Supplied data:
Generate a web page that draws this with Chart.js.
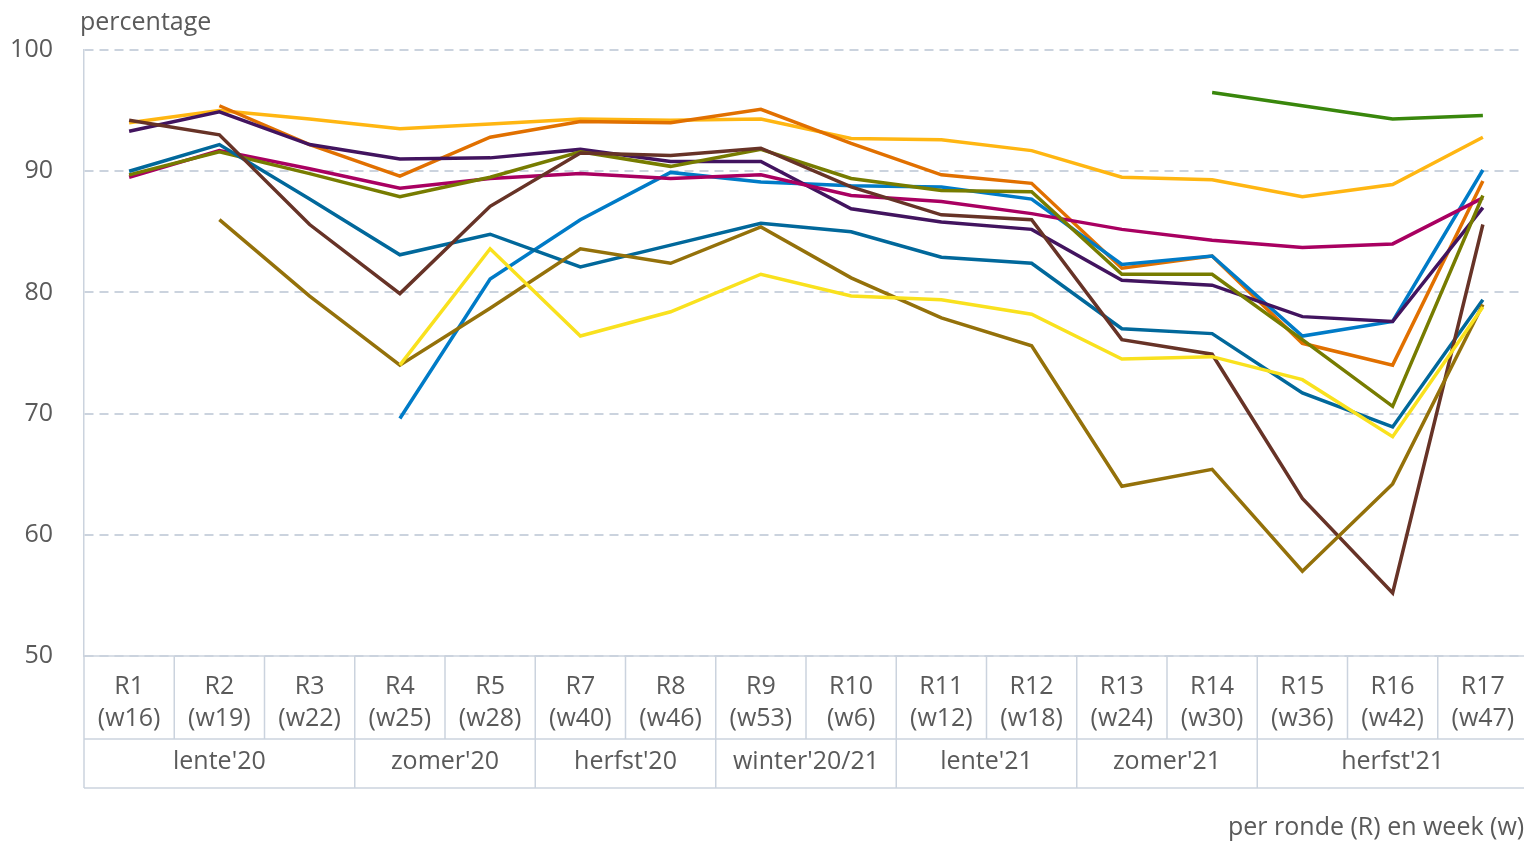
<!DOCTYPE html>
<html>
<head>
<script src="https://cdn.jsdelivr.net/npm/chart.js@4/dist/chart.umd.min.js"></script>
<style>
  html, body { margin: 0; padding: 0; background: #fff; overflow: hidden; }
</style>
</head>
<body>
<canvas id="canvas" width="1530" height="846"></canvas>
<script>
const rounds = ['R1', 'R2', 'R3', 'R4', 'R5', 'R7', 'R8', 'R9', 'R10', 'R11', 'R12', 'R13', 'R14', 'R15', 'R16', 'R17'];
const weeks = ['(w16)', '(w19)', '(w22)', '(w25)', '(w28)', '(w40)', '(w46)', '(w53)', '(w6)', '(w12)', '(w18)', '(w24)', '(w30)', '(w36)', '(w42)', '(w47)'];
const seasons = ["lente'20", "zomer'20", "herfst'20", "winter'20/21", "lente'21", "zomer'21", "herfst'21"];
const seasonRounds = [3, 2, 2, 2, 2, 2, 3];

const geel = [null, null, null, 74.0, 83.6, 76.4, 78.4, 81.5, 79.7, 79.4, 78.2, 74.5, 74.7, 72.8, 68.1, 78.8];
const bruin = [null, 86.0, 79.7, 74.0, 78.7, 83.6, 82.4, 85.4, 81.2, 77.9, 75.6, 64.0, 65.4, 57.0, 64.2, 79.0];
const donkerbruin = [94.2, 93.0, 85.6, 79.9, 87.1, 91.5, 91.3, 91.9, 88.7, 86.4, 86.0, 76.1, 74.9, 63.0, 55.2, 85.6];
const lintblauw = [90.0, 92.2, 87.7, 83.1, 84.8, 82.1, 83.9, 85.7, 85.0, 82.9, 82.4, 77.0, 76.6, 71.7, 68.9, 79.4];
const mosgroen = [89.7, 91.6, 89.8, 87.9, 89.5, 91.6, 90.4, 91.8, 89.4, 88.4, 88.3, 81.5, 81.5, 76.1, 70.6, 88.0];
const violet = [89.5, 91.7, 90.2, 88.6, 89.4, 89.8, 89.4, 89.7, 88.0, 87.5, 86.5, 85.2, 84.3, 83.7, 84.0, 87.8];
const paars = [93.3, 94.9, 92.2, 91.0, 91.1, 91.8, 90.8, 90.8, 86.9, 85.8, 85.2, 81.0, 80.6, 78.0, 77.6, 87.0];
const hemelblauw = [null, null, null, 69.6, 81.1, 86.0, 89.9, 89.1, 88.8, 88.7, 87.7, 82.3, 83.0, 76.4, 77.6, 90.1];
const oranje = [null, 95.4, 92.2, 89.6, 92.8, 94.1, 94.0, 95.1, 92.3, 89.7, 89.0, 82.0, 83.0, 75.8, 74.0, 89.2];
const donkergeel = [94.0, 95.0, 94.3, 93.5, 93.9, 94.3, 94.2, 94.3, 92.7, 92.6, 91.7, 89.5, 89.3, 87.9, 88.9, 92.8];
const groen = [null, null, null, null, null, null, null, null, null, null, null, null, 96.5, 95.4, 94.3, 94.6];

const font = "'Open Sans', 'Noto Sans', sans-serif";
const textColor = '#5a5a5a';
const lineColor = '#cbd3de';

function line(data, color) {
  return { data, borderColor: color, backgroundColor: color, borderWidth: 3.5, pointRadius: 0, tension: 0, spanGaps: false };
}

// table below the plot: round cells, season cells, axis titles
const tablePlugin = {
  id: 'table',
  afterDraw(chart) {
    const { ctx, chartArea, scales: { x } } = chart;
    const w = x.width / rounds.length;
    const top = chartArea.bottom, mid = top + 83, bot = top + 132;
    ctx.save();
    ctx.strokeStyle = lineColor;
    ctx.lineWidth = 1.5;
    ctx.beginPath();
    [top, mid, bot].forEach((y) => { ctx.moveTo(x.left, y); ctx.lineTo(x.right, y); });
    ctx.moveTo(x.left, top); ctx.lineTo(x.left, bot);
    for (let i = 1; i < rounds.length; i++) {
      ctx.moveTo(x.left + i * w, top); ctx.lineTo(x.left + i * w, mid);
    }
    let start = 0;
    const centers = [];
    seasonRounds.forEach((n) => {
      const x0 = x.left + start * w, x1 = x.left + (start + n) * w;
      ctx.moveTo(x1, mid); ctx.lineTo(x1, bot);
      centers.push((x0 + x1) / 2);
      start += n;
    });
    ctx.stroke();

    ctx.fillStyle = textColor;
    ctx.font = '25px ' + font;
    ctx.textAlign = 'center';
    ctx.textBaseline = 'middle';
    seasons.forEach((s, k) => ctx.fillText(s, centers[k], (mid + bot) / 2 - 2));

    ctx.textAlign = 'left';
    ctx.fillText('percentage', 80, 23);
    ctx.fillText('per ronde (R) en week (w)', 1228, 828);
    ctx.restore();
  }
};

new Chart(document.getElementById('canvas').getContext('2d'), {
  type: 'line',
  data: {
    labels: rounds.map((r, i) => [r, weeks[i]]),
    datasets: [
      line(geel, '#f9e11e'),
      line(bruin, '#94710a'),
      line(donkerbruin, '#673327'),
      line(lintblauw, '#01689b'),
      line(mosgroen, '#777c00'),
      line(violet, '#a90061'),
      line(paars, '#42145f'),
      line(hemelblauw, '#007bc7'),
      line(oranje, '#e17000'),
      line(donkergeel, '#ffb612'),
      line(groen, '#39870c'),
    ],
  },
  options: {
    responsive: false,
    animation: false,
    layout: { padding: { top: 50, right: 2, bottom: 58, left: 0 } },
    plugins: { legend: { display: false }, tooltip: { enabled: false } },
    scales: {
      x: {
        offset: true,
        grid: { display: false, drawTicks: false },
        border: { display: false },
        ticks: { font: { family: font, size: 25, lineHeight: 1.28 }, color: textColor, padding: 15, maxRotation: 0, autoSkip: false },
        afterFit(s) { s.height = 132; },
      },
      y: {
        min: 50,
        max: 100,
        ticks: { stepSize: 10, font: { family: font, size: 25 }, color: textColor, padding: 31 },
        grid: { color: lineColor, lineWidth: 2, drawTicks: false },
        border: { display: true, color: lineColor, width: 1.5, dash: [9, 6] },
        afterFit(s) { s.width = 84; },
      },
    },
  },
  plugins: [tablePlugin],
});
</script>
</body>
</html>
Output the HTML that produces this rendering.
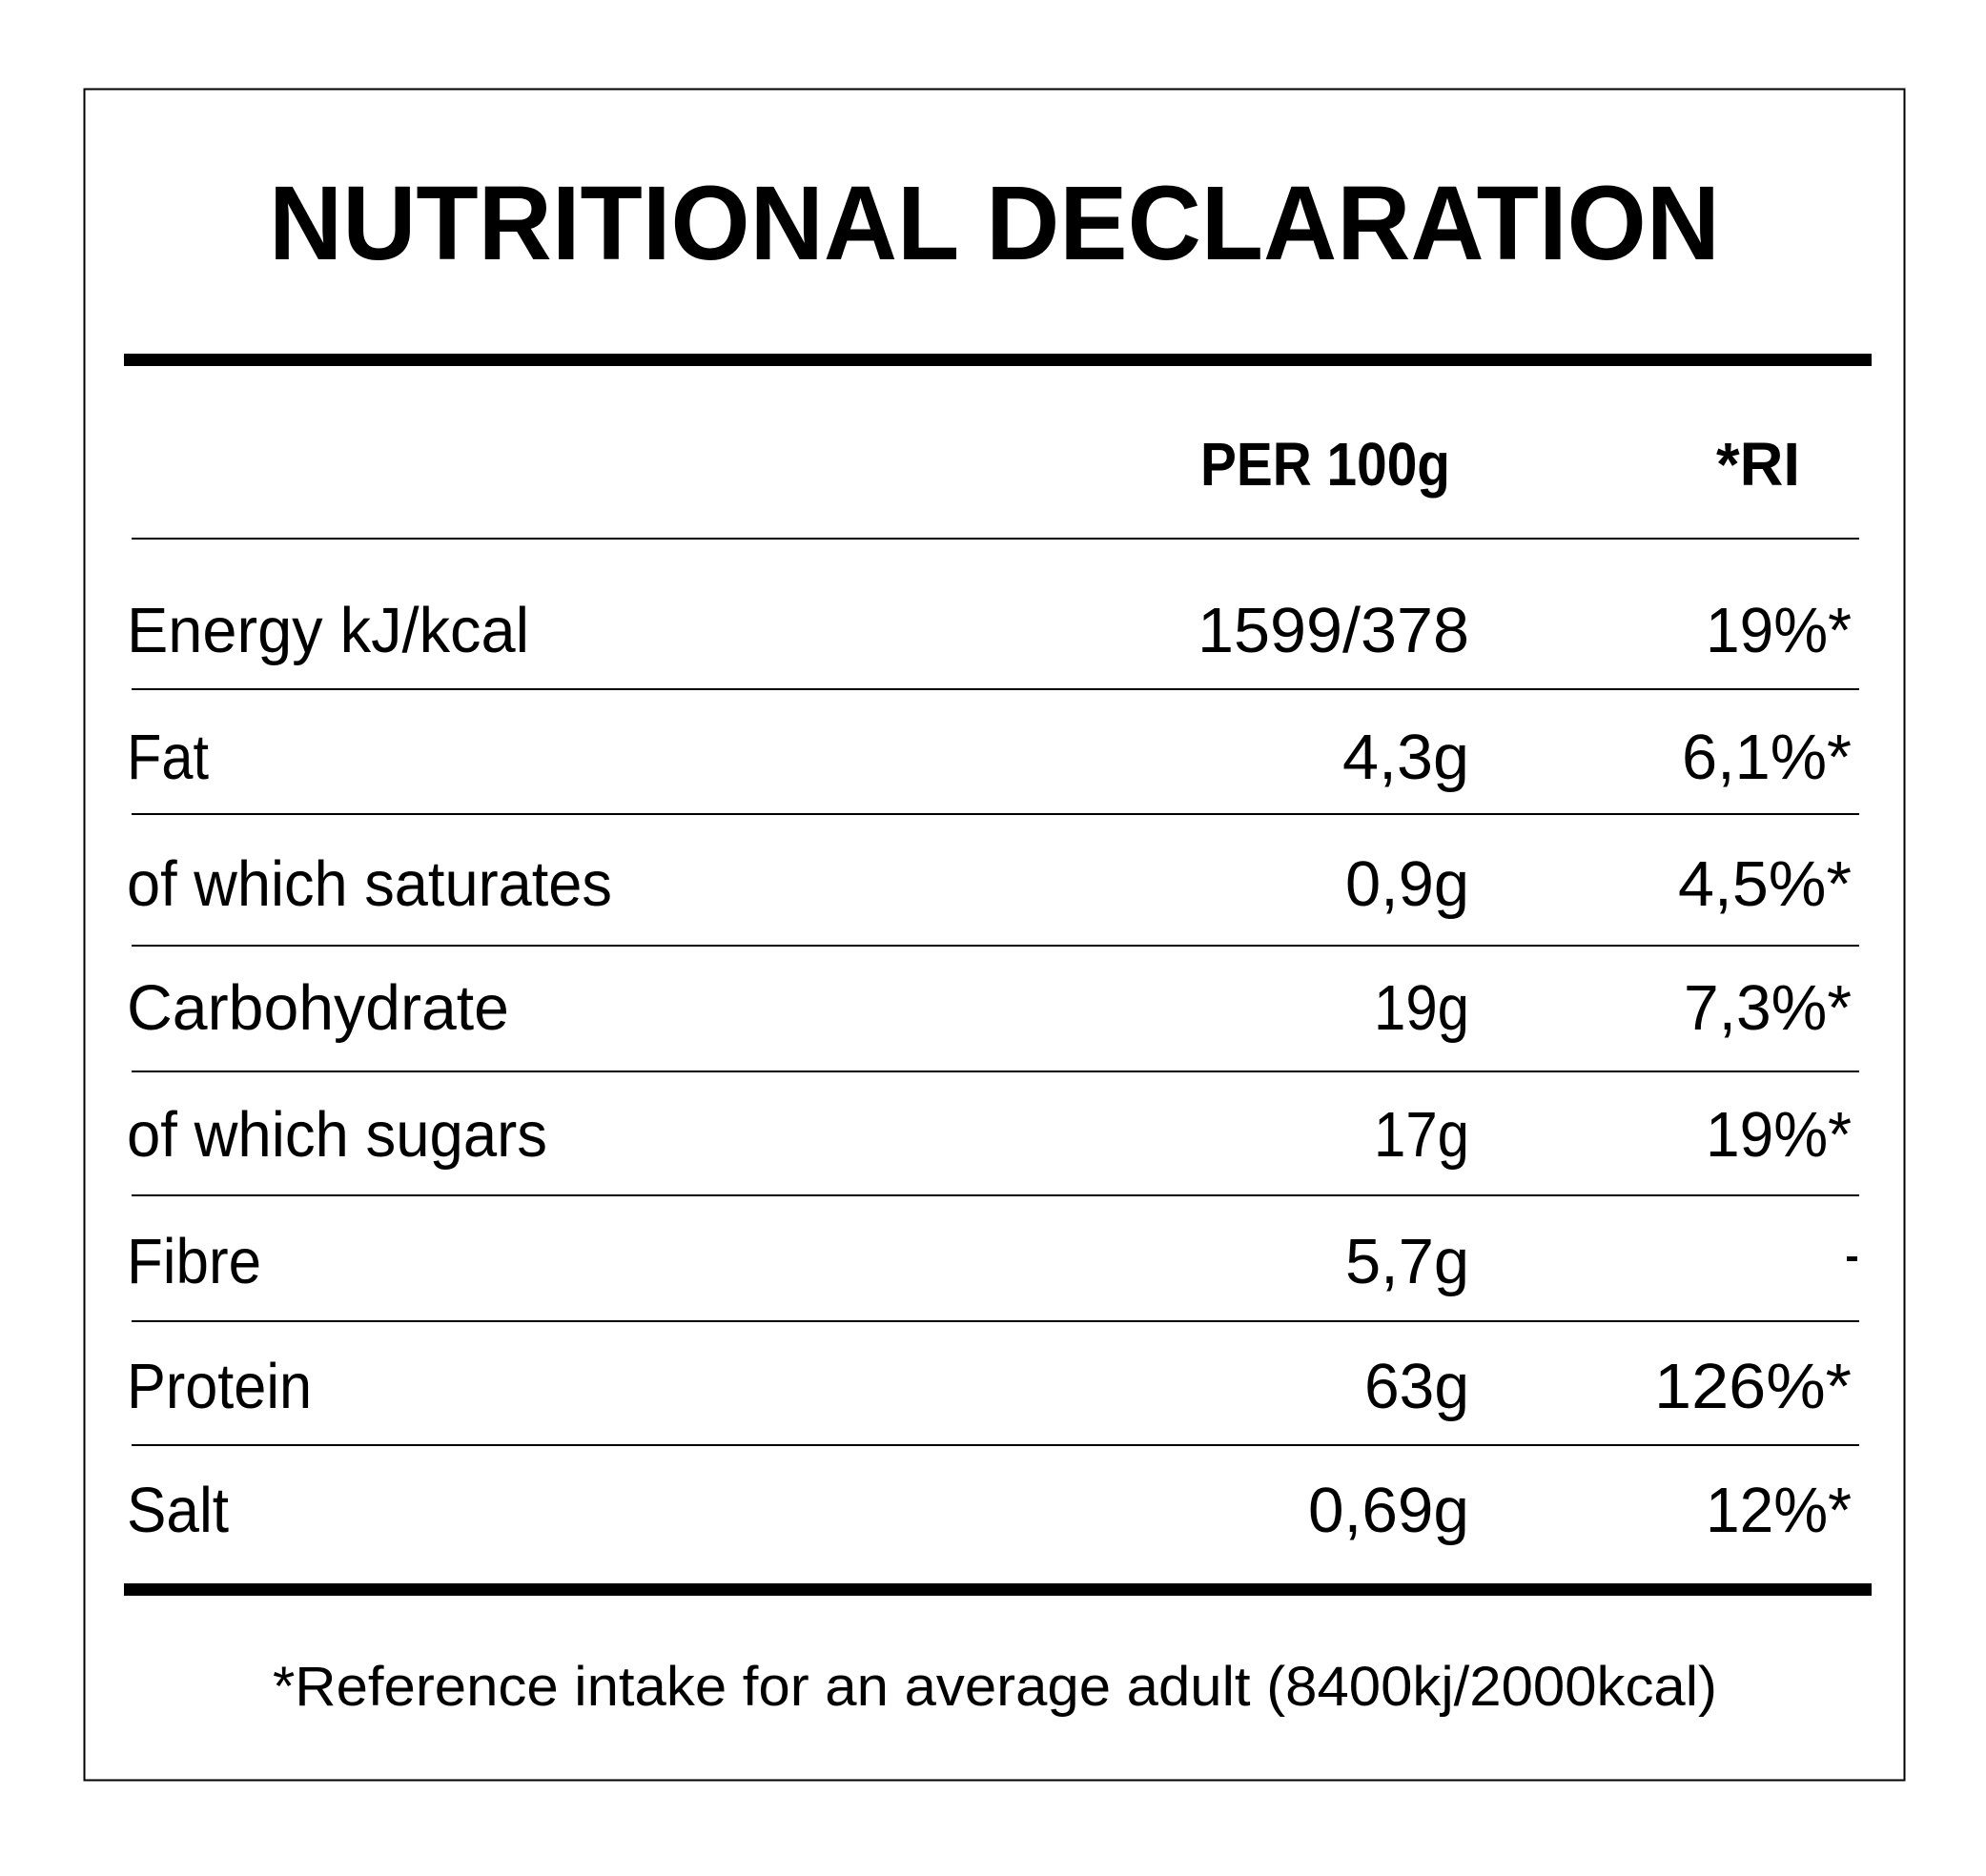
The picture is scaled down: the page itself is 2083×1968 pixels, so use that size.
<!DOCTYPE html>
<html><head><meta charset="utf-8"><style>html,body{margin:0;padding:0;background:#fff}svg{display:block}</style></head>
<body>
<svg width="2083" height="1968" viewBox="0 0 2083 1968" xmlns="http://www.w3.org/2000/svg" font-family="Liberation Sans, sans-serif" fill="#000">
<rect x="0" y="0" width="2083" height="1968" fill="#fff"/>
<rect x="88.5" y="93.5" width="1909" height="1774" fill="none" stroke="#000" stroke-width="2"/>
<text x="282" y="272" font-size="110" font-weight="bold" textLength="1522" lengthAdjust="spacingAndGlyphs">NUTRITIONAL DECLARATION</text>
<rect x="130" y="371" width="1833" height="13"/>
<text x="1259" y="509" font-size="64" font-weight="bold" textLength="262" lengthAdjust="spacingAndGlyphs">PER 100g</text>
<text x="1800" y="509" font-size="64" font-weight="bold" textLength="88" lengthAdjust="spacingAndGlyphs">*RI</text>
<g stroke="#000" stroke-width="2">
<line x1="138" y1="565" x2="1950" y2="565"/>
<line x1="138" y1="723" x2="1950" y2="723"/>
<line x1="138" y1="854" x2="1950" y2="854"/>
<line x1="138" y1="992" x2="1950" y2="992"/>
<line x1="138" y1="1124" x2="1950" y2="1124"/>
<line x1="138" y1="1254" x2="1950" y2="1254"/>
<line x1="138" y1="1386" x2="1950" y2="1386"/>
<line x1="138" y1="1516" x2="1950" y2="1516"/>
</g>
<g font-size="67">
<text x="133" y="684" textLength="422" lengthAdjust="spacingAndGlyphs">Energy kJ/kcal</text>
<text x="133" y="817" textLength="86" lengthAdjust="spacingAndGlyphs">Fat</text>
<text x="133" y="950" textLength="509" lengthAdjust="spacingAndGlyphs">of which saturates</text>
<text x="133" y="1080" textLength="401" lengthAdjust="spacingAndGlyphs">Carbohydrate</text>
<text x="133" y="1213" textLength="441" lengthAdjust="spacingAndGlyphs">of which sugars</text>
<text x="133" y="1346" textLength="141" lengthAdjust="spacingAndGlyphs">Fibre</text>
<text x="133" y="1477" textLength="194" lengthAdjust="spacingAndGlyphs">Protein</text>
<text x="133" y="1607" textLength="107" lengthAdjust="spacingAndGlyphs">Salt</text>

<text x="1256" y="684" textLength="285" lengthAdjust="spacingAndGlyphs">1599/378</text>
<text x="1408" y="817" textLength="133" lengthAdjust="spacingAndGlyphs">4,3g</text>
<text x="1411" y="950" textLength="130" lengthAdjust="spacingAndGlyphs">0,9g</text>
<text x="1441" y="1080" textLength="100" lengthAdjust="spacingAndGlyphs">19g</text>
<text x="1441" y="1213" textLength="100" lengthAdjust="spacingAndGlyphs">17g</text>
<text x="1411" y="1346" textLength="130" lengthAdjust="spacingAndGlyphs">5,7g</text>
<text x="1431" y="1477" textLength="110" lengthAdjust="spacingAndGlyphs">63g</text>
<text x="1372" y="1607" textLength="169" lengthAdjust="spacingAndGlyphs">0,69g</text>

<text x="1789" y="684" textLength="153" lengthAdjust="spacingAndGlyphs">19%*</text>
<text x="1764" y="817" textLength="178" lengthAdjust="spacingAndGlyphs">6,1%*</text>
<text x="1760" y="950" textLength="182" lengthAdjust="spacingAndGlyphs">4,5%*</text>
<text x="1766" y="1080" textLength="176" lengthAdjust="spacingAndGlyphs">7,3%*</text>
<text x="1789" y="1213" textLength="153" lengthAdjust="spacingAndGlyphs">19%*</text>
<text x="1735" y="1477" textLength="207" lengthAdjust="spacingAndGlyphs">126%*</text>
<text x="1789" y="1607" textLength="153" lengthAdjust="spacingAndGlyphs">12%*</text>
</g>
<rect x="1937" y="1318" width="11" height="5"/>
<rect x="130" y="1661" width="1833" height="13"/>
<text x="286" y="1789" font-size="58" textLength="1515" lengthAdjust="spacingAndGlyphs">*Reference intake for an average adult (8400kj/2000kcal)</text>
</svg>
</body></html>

Exercise prompt: Repeat only the lines from the beginning of the material through the line containing "const seasonRounds = [3, 2, 2, 2, 2, 2, 3];", both ends kept, leaving pictures out.

Final result:
Generate a web page that draws this with Chart.js.
<!DOCTYPE html>
<html>
<head>
<script src="https://cdn.jsdelivr.net/npm/chart.js@4/dist/chart.umd.min.js"></script>
<style>
  html, body { margin: 0; padding: 0; background: #fff; overflow: hidden; }
</style>
</head>
<body>
<canvas id="canvas" width="1530" height="846"></canvas>
<script>
const rounds = ['R1', 'R2', 'R3', 'R4', 'R5', 'R7', 'R8', 'R9', 'R10', 'R11', 'R12', 'R13', 'R14', 'R15', 'R16', 'R17'];
const weeks = ['(w16)', '(w19)', '(w22)', '(w25)', '(w28)', '(w40)', '(w46)', '(w53)', '(w6)', '(w12)', '(w18)', '(w24)', '(w30)', '(w36)', '(w42)', '(w47)'];
const seasons = ["lente'20", "zomer'20", "herfst'20", "winter'20/21", "lente'21", "zomer'21", "herfst'21"];
const seasonRounds = [3, 2, 2, 2, 2, 2, 3];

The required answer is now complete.